Perplexité. Tout le monde comprend que la crise est beaucoup plus que financière. Certains croient avoir des pistes, d'autres hésitent entre plusieurs voies, et quelques uns se fient à des hommes politiques. Ces derniers sont peu nombreux, car qui n'est frappé par les hésitations, les approximations, les changements de pied de tous les candidats avoués ou implicite. Mais tout le monde enrage de devoir choisir entre de tels postulants. Les uns choisissent Untel parce qu'ils ne supportent pas Machin Chose, les autres veulent uniquement chasser l'équipe actuelle, d'autres s'en foutent pourvu que l'on entende leur protestation, et combien hésitent entre l'abstention, le vote blanc, ou le vote nul (sans compter les nombreux qui ne sont inscrits nulle part et dont l'opinion devrait compter quand même). Tout cela pour dire que le choix qui nous est proposé ne satisfait personne pour l'instant : un sortant qui n'a pas convaincu, un Hollande qui ne peut se targuer d'une expérience (diriger un parti ne prédispose en rien à tenir les rênes d'un état et avoir été maire de Tulles est quand même un peu mince), un Bayrou qui ne nous avait pas émerveillé lors de son passage comme ministre de l'Education Nationale, et ces trois leaders qui ne veulent à aucun prix nous décrire leur programme.
Une des conditions de la démocratie et de pouvoir changer de dirigeants, ou au moins de politique : encore faut-il que l'on nous dise pourquoi changer. Mais dans une hallucinante guerre de tranchées, aucun ne veut révéler ce qu'il entend faire. Et nous sommes tous en proie à l'horrible soupçon qu'ils n'en savent strictement rien. Alors on nous assaisonne de raisonnements spécieux :
- le sortant prétend qu'il a fait au mieux au vu des circonstances; peut-être, mais les dernières annonces (TVA sociale, Taxe Tobin, Horaires de l'Education Nationale) montrent bien qu'il sent son bilan insuffisant.

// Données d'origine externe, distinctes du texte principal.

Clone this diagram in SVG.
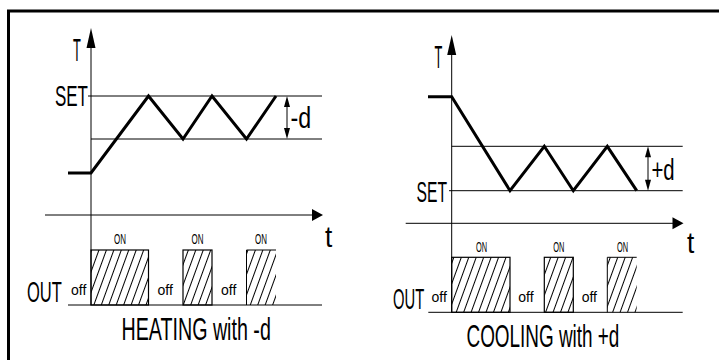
<svg xmlns="http://www.w3.org/2000/svg" width="719" height="360" viewBox="0 0 719 360">
<style>
.thin{stroke:#000;stroke-width:1;fill:none}
.thick{stroke:#000;stroke-width:3;fill:none;stroke-linejoin:miter}
.box{stroke:#000;stroke-width:1.2;fill:url(#hatch)}
.ah{fill:#000;stroke:none}
text{font-family:"Liberation Sans",Arial,sans-serif;fill:#000}
.big{font-size:32px}
.mid{font-size:29px}
.sm{font-size:14px}
</style>
<defs>
<pattern id="hatch" patternUnits="userSpaceOnUse" width="7" height="10" patternTransform="rotate(20)">
<line x1="3.5" y1="-1" x2="3.5" y2="11" stroke="#000" stroke-width="1"/>
</pattern>
</defs>
<g id="frame">
<path d="M8.5,360 V11 H719" stroke="#000" stroke-width="3" fill="none"/>
</g>
<g id="heating">
<g id="heating-axes" class="connectors">
<line class="thin" x1="91" y1="44" x2="91" y2="305"/>
<polygon class="ah" points="91,28 86.5,48 95.5,48"/>
<line class="thin" x1="45" y1="215" x2="313" y2="215"/>
<polygon class="ah" points="323,215 312,209 312,221"/>
<line class="thin" x1="88" y1="96" x2="322" y2="96"/>
<line class="thin" x1="91" y1="139" x2="322" y2="139"/>
<line class="thin" x1="68" y1="305" x2="322" y2="305"/>
<line class="thin" x1="287" y1="104" x2="287" y2="131"/>
<polygon class="ah" points="287,96 284,107 290,107"/>
<polygon class="ah" points="287,139 284,128 290,128"/>
</g>
<path id="heating-curve" class="thick" d="M68,173 H91 L148.5,96 L183,139 L212,96 L246.5,139 L276,96"/>
<g id="heating-out">
<rect class="box" x="91" y="250" width="57.5" height="55"/>
<rect class="box" x="183" y="250" width="29" height="55"/>
<rect x="246.5" y="250" width="29.5" height="55" fill="url(#hatch)"/>
<path class="thin" d="M246.5,305 V250 H276" stroke-width="1.2"/>
</g>
<g id="heating-labels">
<text class="big" transform="translate(73,61) scale(0.4,1)">T</text>
<text class="mid" transform="translate(55,106) scale(0.585,1)">SET</text>
<text class="mid" transform="translate(290.5,128) scale(0.8,1)">-d</text>
<text class="mid" transform="translate(325,247) scale(0.9,1)">t</text>
<text class="sm" transform="translate(114,243.5) scale(0.57,1)">ON</text>
<text class="sm" transform="translate(191.5,243.5) scale(0.57,1)">ON</text>
<text class="sm" transform="translate(255,243.5) scale(0.57,1)">ON</text>
<text class="sm" transform="translate(71,295) scale(1,1)">off</text>
<text class="sm" transform="translate(157.5,295) scale(1,1)">off</text>
<text class="sm" transform="translate(221,295) scale(1,1)">off</text>
<text class="mid" transform="translate(27,302) scale(0.57,1)">OUT</text>
<text class="big" transform="translate(121.5,340) scale(0.615,1)">HEATING with -d</text>
</g>
</g>
<g id="cooling">
<g id="cooling-axes" class="connectors">
<line class="thin" x1="451.7" y1="50" x2="451.7" y2="312.3"/>
<polygon class="ah" points="451.7,35 447.2,55 456.2,55"/>
<line class="thin" x1="405.7" y1="223.3" x2="674" y2="223.3"/>
<polygon class="ah" points="683.5,223.3 672.5,217.3 672.5,229.3"/>
<line class="thin" x1="449" y1="190.7" x2="682.7" y2="190.7"/>
<line class="thin" x1="451.7" y1="146.3" x2="682.7" y2="146.3"/>
<line class="thin" x1="428.3" y1="312.3" x2="682.7" y2="312.3"/>
<line class="thin" x1="648" y1="154" x2="648" y2="183"/>
<polygon class="ah" points="648,146.3 645,157.3 651,157.3"/>
<polygon class="ah" points="648,190.7 645,179.7 651,179.7"/>
</g>
<path id="cooling-curve" class="thick" d="M428,96.7 H451.7 L510,190.7 L544.3,146.3 L573.3,190.7 L607.3,146.3 L636.7,190.7"/>
<g id="cooling-out">
<rect class="box" x="451.7" y="257.3" width="58.3" height="55"/>
<rect class="box" x="544.3" y="257.3" width="29" height="55"/>
<rect x="607.3" y="257.3" width="29.4" height="55" fill="url(#hatch)"/>
<path class="thin" d="M607.3,312.3 V257.3 H636.7" stroke-width="1.2"/>
</g>
<g id="cooling-labels">
<text class="big" transform="translate(434.5,68) scale(0.4,1)">T</text>
<text class="mid" transform="translate(416.5,201.5) scale(0.54,1)">SET</text>
<text class="mid" transform="translate(651.5,180) scale(0.7,1)">+d</text>
<text class="mid" transform="translate(687,253) scale(0.9,1)">t</text>
<text class="sm" transform="translate(476,251.5) scale(0.53,1)">ON</text>
<text class="sm" transform="translate(553.3,251.5) scale(0.53,1)">ON</text>
<text class="sm" transform="translate(617,251.5) scale(0.53,1)">ON</text>
<text class="sm" transform="translate(431.5,302) scale(1,1)">off</text>
<text class="sm" transform="translate(518.3,302) scale(1,1)">off</text>
<text class="sm" transform="translate(581.7,302) scale(1,1)">off</text>
<text class="mid" transform="translate(393,308.5) scale(0.51,1)">OUT</text>
<text class="big" transform="translate(466.5,347) scale(0.591,1)">COOLING with +d</text>
</g>
</g>
</svg>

- le candidat socialiste nous assène les mots de République, Modèle Français, Jeunesse; ce n'est pas en battant le rappel d'une histoire (qui n'est d'ailleurs guère convaincante), d'un système dont tout le monde voit qu'il est bout de souffle, d'une classe d'âge (pourquoi celle-ci et pas une autre ?) que l'on a le droit de faire l'impasse sur un plan de bataille indispensable pour qui n'a jamais dirigé.
- le challenger centriste se retrouve dans la même situation en se servant de quelques autres mots, comme produire, instruire, construire; certes oui, qui ne serait d'accord; encore faut-il expliquer comment arriver à produire en continuant de subir le carcan européen (bon challenge pour cet européen convainc), comment instruire en ayant démontré son inactivisme à l'éducation nationale, comment construire un nouveau contrat social entre les individus et l'état sans remettre en cause "l'exception française ".
Cette campagne est un déni de démocratie. Elle est la preuve de la faillite des grands partis (l'UDF, le PS, le MODEM) incapables de présenter un programme adapté aux temps actuels, inaptes à faire émerger des personnalités aptes à le mettre en oeuvre. Elle est la preuve de la faillite de ce fameux théorème qui voudrait que les candidats à l'élection présidentielle ne sont pas des représentants de partis mais des êtres charismatiques qui nouent une connivence entre eux et le peuple : ils sont ou impopulaires (Sarkozy prétendu ami des riches), ou évanescents (Hollande, le capitaine de pédalo), ou rescapés (Bayrou qui croit que sa montée dans les sondages signifie autre chose qu'un désamour pour les deux chevaux de tête).
La guerre économique fait rage et les futurs chefs nous font des cachoteries sur ce qu'ils entendent faire, se limitent à quelques mesures catégorielles (et hop une risette pour les Arméniens, et hop une main amicale pour les étudiants, et hop que je suis pour le mariage homosexuel). Sinistre à pleurer : les usines ferment, les emplois disparaissent, et leurs propositions sont de mettre des bâtons dans les roues de la recherche pétrolière, de l'énergie nucléaire, de la recherche agronomique, de la circulation sur les routes. Les exclus envahissent nos rues, les précaires s'enterrent dans une vie aux abois, et l'on nous parle du pouvoir d'achat de ceux qui ont un salaire décent, de l'âge de la retraite de ceux qui ont cotisé toute leur vie, des conquêtes sociales de la fonction publique ou autre statut assimilable.
Perplexité : faudra-t-il en arriver à faire une grève générale des urnes, ou sauront-ils se ressaisir quand les flammes viendront lécher les tréteaux sur lesquels ils pérorent.